On the other hand, Phillip also understood where he was in the process; he started working even harder. That year Philp was a runner up in the junior French Open. Results are essential to evaluate the progress. The best lessons are those where they teach themselves. 

Deciding when and what to evaluate depends on the periodization cycle and each individual’s level of performance. There are different areas involved in the process, and cognitive behaviors play an essential role. Attitudes, behaviors, and confidence can alter the athlete’s critical thinking; their reasoning has to be objective to have the capacity to self-evaluate logically.



The goal of a coach is that the athlete learns on his own and would not need us.

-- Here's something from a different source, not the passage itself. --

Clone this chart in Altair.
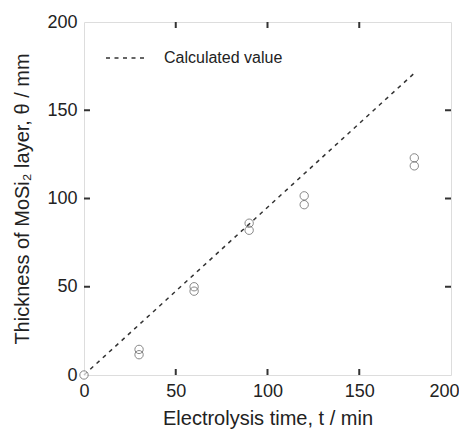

Successful athletes learn to evaluate themselves honestly. Our job as coaches is to avoid having dependent young athletes, requiring constant feedback. Players have to be independent thinkers, and they must be able to assess their performances precisely. One of our most reliable procedures as coaches is to ask every student what they had learned after each practice. We do this in a small group, usually four players. These interactions are productive, students get to learn from their peers, and they also better analyze themselves. By learning from each other in small groups, the information multiplies. 

“Self-assessment refers to the involvement of learners in making judgments of their progress, particularly their achievements and outcomes. Self-assessment is formative in that it contributes to the learning process and helps learners direct their energies to improvement areas. The term is used to encompass the two key elements in any assessment decision. The identification of criteria or standards to be applied to one’s work. And the making of judgments about the extent to which work meets these criteria.” (Boud and Falchikov, 1989).

Self-evaluation motivates the athletes to be more responsible for their development. Mature players take responsibility for their training and performance. When the player learns to use this self-evaluation, he becomes more confident and enthusiastic, placing more effort into his practices. 

Emiliana Arango was nine years old, always a feisty player, young but with a lot of court sense. She came with her mother and had to play against a boy the same age on the first day. She started with a commanding lead but lost the match. As usual, we brought both players and asked them what they had learned from the match. The boy had been with us and was fast to answer what he had done well and what he thought he needed to improve. Emiliana was upset. First, she asked the mother to respond on her behalf. We told her it was the player’s responsibility to answer. She hesitated and then said that she had learned a lot, that she was terrible as a tennis player, that tennis was a waste of her time. Before she could continue, I stopped her. I told her to take her time, and I was expecting smart answers. When she relaxed, which took a while, I asked her to give me three things she had done well. After Emiliana answered, I asked her to provide me with three things she could have done better. I tell them from the beginning that we don’t accept stupid answers. 

Emiliana, through the years, acquired more knowledge and expertise. It is essential, especially after matches where the players have not performed well, to learn to control their emotions. Only after controlling their feelings they can tap into the intellect. Eventually, they learn to analyze the different phases, tactical, technical, emotional, tempo, tension, opponents adjustments, and much more during the competition. The more matches they play, the more knowledge and experience, the more they can use objective criteria to evaluate all the alternatives. Learning that continuous Evaluation is an ongoing examination of how they are advancing in all aspects of their games makes a big difference. 

A highly developed culture based on constant Evaluation empowers the students to assess their progress through accurate feedback. As a result of these interactions, the students find the training exciting and dynamic, accelerating the learning. Promoting a culture of constant Evaluation encourages the students and coaches to self-improve.

Every day after practices and competition, the athletes have to know five things they did well, and five they need to improve.